Provided records:
"""

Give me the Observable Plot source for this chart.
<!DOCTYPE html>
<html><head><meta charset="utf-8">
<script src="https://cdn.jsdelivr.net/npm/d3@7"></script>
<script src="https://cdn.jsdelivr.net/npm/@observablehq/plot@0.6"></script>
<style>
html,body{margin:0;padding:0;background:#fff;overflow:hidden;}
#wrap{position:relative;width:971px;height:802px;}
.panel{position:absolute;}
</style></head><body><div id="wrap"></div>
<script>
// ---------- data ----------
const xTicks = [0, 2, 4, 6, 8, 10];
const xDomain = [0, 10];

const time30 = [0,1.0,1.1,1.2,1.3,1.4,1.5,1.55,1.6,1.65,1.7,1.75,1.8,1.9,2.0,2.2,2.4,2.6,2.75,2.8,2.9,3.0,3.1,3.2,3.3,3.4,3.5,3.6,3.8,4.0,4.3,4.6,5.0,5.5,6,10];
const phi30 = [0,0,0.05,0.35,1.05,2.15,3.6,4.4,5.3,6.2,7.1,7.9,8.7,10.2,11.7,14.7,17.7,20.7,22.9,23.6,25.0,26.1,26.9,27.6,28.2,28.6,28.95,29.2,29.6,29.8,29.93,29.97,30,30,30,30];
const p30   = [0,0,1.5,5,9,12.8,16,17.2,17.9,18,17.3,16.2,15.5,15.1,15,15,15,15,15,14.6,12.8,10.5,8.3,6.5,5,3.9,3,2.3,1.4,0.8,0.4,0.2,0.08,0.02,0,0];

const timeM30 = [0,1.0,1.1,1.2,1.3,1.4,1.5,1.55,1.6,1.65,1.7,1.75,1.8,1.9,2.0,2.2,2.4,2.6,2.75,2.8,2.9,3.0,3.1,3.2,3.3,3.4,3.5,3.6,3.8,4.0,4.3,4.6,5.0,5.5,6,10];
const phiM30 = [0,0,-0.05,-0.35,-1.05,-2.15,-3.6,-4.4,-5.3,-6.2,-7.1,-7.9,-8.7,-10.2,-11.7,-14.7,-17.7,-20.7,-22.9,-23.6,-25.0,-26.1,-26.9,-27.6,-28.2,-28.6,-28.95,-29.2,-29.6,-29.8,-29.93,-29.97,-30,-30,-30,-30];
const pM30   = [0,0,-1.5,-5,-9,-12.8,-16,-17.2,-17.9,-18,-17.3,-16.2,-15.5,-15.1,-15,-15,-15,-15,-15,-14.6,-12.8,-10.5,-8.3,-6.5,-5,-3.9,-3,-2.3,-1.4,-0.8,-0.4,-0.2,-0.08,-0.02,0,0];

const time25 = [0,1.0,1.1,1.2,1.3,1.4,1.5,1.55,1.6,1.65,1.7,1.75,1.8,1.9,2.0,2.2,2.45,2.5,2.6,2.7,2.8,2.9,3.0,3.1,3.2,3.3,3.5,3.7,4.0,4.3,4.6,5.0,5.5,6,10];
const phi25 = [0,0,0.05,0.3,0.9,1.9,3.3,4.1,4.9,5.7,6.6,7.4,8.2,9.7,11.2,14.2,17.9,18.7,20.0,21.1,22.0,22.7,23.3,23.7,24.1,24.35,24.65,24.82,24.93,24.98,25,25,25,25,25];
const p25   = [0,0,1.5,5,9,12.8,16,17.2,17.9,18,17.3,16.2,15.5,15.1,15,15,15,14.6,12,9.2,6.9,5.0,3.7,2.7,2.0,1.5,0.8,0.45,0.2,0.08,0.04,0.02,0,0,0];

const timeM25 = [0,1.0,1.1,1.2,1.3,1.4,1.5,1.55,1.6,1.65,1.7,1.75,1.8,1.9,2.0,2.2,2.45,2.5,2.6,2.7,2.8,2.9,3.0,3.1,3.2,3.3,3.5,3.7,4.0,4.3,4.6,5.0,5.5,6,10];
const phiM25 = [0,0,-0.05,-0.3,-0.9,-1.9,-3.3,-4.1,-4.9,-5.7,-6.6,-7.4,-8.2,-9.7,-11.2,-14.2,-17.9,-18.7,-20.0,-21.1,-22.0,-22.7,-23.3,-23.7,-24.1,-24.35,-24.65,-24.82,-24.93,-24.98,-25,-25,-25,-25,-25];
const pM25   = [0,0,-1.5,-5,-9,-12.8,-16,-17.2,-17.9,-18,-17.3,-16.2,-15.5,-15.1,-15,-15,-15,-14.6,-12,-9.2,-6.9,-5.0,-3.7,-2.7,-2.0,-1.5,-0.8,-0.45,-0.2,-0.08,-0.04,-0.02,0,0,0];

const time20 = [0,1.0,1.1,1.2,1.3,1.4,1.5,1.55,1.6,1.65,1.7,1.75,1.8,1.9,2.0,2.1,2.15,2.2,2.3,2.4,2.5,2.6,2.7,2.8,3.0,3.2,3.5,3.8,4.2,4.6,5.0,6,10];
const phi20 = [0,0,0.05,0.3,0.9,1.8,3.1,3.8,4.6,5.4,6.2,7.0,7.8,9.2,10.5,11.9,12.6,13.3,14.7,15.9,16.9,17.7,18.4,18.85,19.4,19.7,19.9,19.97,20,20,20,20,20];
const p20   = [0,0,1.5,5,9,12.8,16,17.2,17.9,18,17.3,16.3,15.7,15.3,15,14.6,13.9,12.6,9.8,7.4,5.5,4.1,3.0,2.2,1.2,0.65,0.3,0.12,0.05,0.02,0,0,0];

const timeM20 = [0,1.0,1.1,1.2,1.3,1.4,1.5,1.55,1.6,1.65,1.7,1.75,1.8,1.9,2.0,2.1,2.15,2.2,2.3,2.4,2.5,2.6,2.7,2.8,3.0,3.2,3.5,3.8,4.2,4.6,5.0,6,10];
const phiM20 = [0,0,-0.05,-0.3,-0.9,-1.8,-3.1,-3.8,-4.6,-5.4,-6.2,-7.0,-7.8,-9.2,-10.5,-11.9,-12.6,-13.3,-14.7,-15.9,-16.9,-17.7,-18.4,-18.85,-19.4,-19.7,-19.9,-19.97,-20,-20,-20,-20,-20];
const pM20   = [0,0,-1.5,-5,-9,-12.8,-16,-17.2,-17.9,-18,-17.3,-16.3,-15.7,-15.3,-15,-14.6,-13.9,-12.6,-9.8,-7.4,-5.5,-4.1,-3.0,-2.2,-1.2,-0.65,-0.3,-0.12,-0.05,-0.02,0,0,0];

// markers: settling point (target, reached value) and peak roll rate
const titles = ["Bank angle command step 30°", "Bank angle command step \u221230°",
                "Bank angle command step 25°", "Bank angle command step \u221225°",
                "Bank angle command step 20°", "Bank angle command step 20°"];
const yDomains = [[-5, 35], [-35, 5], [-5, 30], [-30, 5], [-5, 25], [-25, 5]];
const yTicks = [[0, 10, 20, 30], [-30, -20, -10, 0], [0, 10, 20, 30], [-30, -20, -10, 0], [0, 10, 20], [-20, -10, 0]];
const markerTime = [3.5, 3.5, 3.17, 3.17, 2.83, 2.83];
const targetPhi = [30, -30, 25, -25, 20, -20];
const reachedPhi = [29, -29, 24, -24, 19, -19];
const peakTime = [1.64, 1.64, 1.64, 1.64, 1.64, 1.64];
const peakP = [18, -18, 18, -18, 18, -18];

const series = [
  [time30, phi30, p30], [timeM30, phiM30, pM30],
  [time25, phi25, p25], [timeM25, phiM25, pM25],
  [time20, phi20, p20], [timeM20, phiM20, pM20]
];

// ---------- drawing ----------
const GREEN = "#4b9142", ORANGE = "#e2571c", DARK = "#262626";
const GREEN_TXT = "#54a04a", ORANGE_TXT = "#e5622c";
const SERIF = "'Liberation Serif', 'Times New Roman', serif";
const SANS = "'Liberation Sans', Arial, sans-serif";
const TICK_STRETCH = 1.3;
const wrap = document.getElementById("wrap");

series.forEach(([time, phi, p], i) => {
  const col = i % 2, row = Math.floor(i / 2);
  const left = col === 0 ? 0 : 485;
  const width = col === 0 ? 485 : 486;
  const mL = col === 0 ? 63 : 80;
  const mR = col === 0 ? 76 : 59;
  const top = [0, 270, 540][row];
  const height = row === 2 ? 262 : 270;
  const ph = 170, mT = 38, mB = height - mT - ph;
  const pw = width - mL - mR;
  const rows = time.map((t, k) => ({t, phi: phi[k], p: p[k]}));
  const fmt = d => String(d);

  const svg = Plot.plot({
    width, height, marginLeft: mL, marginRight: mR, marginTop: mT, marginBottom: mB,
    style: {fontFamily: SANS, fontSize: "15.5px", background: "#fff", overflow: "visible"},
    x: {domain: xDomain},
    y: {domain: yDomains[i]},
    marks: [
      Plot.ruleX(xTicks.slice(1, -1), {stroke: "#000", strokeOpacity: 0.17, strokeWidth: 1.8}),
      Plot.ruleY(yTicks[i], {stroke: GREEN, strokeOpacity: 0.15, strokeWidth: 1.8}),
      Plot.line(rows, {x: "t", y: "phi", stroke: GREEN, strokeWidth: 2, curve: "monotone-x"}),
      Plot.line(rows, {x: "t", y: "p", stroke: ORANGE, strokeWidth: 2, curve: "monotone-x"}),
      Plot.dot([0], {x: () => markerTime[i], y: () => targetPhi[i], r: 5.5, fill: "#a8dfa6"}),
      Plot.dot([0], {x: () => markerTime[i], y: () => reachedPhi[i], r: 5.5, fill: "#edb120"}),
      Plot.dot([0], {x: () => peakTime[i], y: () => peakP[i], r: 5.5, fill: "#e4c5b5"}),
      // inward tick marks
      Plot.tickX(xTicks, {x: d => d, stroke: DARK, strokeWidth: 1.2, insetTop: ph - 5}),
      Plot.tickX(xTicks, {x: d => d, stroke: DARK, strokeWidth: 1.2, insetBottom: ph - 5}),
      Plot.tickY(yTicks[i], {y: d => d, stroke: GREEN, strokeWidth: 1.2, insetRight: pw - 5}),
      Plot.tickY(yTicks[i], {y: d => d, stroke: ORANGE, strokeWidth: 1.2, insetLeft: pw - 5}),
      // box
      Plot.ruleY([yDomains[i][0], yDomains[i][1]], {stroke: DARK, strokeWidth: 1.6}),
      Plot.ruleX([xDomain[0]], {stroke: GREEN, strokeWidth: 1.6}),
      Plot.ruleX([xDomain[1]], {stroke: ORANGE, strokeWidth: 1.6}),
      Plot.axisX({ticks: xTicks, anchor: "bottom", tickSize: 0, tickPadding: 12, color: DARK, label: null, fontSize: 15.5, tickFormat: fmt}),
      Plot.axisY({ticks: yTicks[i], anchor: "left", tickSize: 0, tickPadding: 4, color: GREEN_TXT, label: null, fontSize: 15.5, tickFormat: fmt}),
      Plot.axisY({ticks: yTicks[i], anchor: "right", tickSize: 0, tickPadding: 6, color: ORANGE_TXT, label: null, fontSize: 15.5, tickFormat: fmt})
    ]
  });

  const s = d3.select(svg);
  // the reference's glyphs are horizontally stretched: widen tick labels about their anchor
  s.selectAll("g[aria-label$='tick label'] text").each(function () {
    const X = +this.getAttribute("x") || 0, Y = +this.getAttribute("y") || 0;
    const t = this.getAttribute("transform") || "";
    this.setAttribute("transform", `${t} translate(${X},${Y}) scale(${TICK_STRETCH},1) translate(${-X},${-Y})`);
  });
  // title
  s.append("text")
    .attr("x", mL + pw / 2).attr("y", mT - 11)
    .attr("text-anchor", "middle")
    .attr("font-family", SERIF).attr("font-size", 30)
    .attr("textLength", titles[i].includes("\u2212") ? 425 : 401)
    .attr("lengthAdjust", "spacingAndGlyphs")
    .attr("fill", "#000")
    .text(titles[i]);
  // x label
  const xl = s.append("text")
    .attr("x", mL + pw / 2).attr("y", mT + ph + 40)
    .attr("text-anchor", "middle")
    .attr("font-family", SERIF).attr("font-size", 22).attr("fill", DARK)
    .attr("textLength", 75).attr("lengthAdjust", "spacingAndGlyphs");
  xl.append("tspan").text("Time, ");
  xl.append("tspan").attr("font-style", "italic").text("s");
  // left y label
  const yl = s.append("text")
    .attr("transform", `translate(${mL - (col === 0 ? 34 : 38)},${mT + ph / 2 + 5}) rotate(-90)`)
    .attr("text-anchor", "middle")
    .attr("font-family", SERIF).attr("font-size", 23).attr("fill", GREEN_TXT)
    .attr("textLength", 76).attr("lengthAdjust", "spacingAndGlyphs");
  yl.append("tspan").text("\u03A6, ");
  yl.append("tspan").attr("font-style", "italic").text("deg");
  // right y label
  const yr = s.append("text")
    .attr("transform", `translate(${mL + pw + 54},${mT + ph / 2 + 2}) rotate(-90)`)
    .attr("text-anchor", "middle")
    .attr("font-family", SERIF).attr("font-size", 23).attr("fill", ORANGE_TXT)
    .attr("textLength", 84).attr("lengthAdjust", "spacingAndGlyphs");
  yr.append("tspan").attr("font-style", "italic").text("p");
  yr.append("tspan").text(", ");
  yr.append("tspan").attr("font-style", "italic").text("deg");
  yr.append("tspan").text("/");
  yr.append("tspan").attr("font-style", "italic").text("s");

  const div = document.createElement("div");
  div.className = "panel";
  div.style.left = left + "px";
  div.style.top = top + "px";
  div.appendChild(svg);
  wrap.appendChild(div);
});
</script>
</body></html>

"""
"""

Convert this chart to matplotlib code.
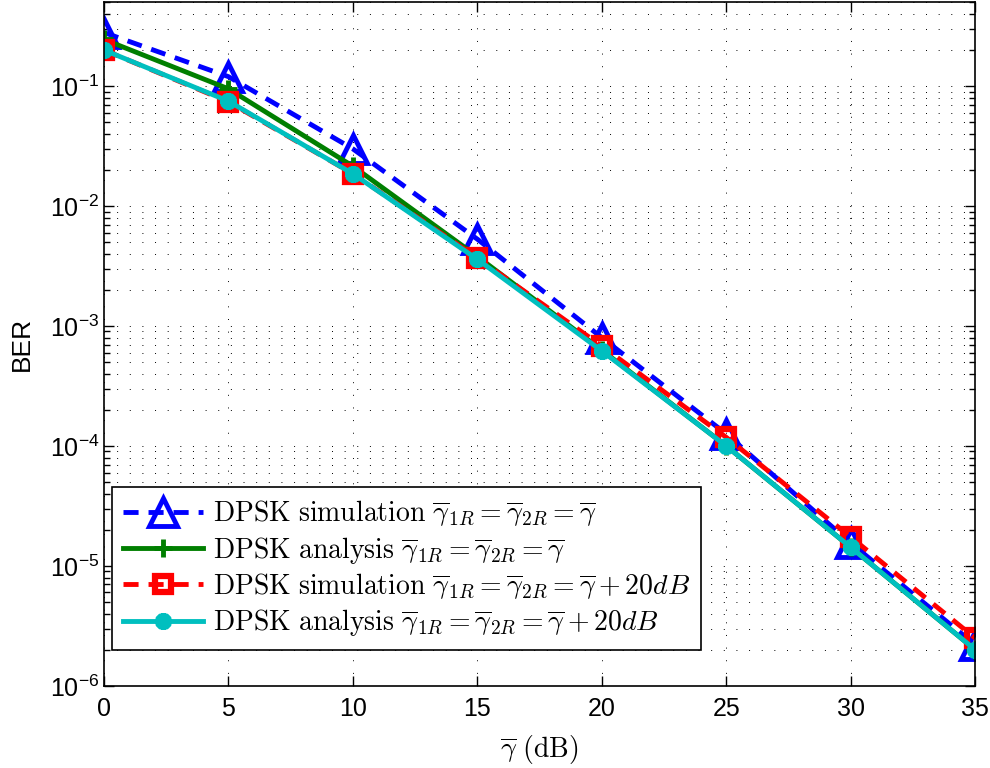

"""

Instructions for the task:
Gather from the entries above all lines that include the string "chart".

Exercise answer:
Give me the Observable Plot source for this chart.
Convert this chart to matplotlib code.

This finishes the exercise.